• **DIRECTION**:
Retype these lines and no others: the line holding "Recreate this image", the line holding "const yearLabelColors = ['#ffffff', '#000000'];", and all lines between them. Pictures stay out.

Rows from a dataset of charts and code
>>>
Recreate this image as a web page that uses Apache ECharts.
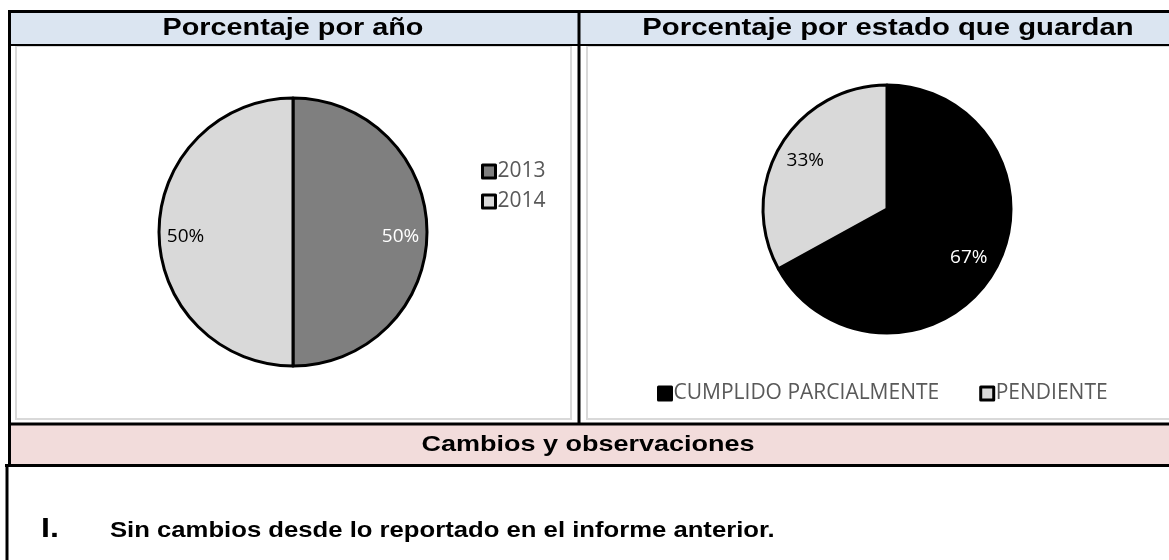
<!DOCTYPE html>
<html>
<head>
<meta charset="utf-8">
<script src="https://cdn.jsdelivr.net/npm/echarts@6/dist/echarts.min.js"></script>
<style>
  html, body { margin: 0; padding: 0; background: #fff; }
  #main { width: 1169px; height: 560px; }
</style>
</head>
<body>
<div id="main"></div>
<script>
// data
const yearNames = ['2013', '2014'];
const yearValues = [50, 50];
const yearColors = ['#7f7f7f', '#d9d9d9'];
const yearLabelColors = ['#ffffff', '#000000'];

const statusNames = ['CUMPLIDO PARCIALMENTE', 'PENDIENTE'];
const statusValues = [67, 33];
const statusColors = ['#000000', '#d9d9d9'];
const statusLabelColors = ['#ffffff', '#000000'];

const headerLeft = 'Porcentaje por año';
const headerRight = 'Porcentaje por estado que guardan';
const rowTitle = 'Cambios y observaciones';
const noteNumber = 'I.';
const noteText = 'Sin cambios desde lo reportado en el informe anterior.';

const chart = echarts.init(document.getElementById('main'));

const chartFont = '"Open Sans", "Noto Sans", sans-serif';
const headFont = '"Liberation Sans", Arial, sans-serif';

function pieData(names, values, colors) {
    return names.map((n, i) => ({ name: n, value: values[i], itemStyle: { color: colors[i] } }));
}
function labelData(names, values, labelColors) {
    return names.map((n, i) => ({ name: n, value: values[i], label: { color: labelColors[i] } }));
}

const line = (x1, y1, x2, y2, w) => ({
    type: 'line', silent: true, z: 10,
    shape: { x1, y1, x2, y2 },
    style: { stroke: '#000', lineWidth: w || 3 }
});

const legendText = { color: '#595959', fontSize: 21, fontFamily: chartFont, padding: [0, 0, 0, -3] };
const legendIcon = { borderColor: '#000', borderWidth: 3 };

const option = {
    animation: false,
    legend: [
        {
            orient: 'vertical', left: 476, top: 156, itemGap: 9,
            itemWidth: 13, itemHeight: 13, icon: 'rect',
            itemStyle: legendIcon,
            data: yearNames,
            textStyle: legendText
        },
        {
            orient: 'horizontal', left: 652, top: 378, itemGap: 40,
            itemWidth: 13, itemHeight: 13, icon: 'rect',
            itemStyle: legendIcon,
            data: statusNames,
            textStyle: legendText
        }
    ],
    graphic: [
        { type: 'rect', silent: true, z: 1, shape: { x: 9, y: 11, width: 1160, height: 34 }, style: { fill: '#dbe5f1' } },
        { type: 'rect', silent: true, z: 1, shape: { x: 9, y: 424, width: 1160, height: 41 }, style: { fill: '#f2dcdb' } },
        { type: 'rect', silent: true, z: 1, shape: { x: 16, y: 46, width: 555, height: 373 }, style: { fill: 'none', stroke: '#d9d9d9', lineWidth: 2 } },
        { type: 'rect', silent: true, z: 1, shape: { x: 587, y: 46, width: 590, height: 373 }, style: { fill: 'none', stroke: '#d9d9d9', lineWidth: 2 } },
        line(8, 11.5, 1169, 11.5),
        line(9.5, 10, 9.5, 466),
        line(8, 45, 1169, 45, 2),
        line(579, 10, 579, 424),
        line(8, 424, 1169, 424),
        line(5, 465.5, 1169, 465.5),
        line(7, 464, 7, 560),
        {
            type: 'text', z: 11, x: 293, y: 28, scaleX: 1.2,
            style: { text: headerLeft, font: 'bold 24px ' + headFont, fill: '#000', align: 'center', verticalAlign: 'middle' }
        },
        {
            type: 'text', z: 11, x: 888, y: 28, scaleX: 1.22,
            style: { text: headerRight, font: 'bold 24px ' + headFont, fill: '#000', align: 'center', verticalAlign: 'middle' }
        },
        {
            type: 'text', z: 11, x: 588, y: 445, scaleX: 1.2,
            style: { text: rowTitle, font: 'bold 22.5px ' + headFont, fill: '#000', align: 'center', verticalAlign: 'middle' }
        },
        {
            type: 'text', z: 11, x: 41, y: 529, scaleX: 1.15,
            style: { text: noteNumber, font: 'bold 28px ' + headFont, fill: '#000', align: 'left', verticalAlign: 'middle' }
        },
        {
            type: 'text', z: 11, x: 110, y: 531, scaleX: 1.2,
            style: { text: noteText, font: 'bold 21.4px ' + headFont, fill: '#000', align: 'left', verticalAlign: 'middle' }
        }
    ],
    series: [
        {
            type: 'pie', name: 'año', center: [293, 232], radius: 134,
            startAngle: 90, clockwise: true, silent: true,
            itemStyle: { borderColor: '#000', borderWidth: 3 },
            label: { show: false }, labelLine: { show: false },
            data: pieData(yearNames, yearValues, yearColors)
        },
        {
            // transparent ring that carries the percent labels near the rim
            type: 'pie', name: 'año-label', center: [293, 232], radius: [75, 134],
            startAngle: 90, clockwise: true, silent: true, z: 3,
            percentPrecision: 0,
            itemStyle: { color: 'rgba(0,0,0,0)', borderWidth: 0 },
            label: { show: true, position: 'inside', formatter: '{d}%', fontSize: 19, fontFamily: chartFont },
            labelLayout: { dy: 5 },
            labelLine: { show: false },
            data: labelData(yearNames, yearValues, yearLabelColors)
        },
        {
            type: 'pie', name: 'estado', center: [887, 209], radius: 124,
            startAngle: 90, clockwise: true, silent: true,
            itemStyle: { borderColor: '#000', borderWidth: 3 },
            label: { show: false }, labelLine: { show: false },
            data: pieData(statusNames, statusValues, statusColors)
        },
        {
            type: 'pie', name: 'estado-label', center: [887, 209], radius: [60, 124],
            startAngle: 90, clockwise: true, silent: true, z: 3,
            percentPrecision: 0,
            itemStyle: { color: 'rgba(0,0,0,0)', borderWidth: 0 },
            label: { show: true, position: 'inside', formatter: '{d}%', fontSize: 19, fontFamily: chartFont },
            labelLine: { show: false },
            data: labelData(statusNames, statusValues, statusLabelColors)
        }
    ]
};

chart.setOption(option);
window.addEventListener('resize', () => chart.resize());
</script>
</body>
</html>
<<<
>>>
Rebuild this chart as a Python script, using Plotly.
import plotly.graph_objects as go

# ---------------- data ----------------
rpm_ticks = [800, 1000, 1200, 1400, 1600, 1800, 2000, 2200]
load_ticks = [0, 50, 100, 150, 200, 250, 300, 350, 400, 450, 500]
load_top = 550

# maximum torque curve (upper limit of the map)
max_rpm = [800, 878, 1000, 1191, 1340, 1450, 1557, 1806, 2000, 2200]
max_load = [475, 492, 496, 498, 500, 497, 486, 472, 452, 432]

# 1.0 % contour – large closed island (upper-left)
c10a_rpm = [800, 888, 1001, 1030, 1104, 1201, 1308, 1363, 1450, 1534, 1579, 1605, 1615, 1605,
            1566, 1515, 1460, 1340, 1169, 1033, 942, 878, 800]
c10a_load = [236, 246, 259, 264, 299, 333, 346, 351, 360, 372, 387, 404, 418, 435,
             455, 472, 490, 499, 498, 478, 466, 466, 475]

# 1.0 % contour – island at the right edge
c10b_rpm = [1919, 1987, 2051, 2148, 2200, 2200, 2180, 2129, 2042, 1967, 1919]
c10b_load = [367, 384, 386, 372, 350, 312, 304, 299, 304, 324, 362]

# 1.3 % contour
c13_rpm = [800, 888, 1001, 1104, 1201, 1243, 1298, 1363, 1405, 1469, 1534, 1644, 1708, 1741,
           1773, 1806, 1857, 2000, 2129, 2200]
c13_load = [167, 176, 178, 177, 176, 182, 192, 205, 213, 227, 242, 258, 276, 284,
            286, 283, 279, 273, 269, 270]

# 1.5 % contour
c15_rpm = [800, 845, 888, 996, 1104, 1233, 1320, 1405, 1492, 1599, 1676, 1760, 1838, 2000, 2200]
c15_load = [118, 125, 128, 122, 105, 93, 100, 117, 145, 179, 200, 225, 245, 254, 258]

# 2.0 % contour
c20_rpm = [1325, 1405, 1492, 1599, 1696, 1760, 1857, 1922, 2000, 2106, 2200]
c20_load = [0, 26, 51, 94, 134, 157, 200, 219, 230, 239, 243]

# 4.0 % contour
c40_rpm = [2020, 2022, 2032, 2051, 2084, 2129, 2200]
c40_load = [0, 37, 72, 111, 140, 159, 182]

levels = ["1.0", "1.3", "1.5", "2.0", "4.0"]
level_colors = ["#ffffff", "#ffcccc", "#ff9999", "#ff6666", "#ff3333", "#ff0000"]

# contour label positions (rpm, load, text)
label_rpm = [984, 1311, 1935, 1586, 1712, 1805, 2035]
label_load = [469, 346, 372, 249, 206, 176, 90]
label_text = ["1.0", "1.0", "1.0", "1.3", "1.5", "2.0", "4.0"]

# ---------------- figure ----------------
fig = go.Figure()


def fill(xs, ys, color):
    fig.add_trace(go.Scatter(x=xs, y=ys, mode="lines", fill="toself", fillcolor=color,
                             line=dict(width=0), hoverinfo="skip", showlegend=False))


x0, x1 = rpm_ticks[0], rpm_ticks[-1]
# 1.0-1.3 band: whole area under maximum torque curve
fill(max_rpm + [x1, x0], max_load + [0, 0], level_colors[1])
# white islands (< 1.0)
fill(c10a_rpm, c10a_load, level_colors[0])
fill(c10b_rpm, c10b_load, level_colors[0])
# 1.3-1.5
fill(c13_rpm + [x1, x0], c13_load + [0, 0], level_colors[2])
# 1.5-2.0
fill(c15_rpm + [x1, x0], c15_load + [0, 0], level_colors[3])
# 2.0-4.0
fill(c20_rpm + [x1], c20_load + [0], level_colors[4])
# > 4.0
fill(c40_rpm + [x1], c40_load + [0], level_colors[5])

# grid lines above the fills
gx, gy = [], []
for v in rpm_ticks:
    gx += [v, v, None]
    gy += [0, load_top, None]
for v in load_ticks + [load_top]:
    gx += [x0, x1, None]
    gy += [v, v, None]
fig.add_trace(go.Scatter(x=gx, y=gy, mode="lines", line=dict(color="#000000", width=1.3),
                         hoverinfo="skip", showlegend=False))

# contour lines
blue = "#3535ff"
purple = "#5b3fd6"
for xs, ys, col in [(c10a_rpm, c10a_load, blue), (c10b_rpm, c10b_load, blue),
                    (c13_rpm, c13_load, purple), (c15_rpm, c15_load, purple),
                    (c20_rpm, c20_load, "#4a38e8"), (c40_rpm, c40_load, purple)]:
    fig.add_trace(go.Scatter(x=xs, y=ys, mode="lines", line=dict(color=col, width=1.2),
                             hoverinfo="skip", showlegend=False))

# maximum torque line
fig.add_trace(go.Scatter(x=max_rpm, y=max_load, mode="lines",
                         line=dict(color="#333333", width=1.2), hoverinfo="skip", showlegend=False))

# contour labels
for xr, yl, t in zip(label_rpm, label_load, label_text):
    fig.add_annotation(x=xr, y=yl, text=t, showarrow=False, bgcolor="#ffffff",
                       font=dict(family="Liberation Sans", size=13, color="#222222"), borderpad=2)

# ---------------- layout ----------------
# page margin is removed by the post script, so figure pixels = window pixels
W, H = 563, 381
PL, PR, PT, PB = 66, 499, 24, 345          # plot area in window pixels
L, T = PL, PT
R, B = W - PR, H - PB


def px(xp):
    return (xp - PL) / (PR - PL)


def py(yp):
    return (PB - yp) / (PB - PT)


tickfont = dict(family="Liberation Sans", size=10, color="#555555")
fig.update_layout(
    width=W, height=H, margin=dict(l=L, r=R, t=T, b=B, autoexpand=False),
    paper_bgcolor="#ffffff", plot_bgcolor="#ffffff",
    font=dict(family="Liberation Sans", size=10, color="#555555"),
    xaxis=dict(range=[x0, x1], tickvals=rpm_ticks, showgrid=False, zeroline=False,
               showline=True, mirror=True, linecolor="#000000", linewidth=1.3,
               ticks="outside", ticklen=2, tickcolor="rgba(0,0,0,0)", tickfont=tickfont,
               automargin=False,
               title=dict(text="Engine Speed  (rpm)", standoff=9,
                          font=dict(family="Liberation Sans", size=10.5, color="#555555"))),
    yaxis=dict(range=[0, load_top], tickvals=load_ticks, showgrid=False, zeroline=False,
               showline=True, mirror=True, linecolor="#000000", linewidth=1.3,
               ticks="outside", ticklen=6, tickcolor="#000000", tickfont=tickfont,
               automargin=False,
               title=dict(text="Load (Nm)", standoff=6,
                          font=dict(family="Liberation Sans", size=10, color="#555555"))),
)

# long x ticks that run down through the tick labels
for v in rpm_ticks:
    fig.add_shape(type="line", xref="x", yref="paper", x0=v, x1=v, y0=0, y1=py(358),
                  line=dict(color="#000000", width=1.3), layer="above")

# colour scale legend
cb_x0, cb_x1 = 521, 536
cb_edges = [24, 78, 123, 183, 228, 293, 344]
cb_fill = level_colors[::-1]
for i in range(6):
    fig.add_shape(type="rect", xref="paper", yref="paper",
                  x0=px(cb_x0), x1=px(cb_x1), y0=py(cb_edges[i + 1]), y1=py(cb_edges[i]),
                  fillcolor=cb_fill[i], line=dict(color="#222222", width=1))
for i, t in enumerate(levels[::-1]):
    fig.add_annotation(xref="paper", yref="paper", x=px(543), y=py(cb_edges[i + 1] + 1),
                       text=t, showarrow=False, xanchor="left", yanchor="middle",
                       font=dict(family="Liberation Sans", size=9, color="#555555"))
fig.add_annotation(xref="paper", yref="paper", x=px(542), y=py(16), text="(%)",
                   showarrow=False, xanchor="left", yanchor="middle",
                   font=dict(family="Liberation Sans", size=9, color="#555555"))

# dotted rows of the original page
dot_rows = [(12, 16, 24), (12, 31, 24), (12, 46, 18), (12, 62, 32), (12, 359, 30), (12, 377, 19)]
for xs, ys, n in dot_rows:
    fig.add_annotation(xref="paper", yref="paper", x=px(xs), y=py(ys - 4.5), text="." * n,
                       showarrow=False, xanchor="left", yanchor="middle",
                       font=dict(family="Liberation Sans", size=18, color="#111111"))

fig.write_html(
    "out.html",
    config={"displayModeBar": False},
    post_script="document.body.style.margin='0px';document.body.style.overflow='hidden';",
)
<<<
• **CORRECT RESULT**:
Recreate this image as a web page that uses Apache ECharts.
<!DOCTYPE html>
<html>
<head>
<meta charset="utf-8">
<script src="https://cdn.jsdelivr.net/npm/echarts@6/dist/echarts.min.js"></script>
<style>
  html, body { margin: 0; padding: 0; background: #fff; }
  #main { width: 1169px; height: 560px; }
</style>
</head>
<body>
<div id="main"></div>
<script>
// data
const yearNames = ['2013', '2014'];
const yearValues = [50, 50];
const yearColors = ['#7f7f7f', '#d9d9d9'];
const yearLabelColors = ['#ffffff', '#000000'];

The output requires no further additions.